Some cities in Humboldt County have adopted ordinances against aggressive panhandling and a similar law may soon be approved for unincorporated areas.
At its May 3 meeting, the county’s Board of Supervisors directed staff to draft a panhandling ordinance and have it ready for consideration by late June. But when an ordinance emerges, its provisions will be directed at all forms of “aggressive solicitation” to avoid legal challenges based on free speech rights.
Advanced by supervisors Ryan Sundberg and Rex Bohn, the ordinance proposal builds on laws that are already place in Eureka and more recently, Fortuna.
A 2012 City of Arcata panhandling ordinance was mostly struck down by a Superior Court judge but the legal challenge against it didn’t focus on its prohibition of aggressive forms of panhandling.
Board Chair Mark Lovelace said a county ordinance should be clearly directed at aggressive behavior. “That may or may not have anything to do with the panhandling, so I think how exactly this ends up being defined is going to be the critical piece,” he continued.
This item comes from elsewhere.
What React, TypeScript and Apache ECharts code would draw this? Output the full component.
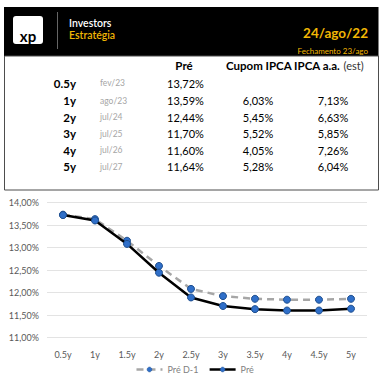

Lovelace said the problem with Arcata’s ordinance was that it singled out panhandling for activities like using signs, which have free speech protections.
The ordinance in Eureka has withstood legal challenges and Sundberg said a county ordinance can be modelled after it and address safety issues.
“It’s just not safe in certain spots and I think this one will be different from Arcata’s in that it will be built around safety,” he continued.
County Counsel Jeffrey Blanck confirmed that anti-panhandling laws are legally sound if they address “time, place and manner” issues and the “fear factor” of aggressive behavior. He added that Arcata’s ordinance failed to meet the test of legality because it “got into content of the speech and that just doesn’t fly.”
Supervisor Estelle Fennell said that based on what people have told her about their experiences, she feels “very strongly” that the county should have a law that facilitates enforcement against “aggressive solicitation.”
“That is the part that is so difficult to deal with,” she continued, adding that she’s heard many accounts of people “trying to walk down the streets of Garberville and having to pass through a clump of people stopping their way.”
Fennell said it’s fortunate that there’s been “community pushback” in the Garberville area with the volunteer Locals on Patrol group but having an ordinance will “take us a long way toward correcting a situation that seems so difficult to deal with.”
County Administrative Officer Amy Nilsen told supervisors that with the county budget coming up for adoption in June, a draft ordinance presentation should be put off until later that month.
Sundberg made a motion to have staff come back with a “panhandling ordinance” modelled after Eureka’s and Fortuna’s by late June. But at Blanck’s advice, the motion’s language was changed to refer to “aggressive solicitation” to avoid singling out panhandling.
The amended motion was unanimously approved.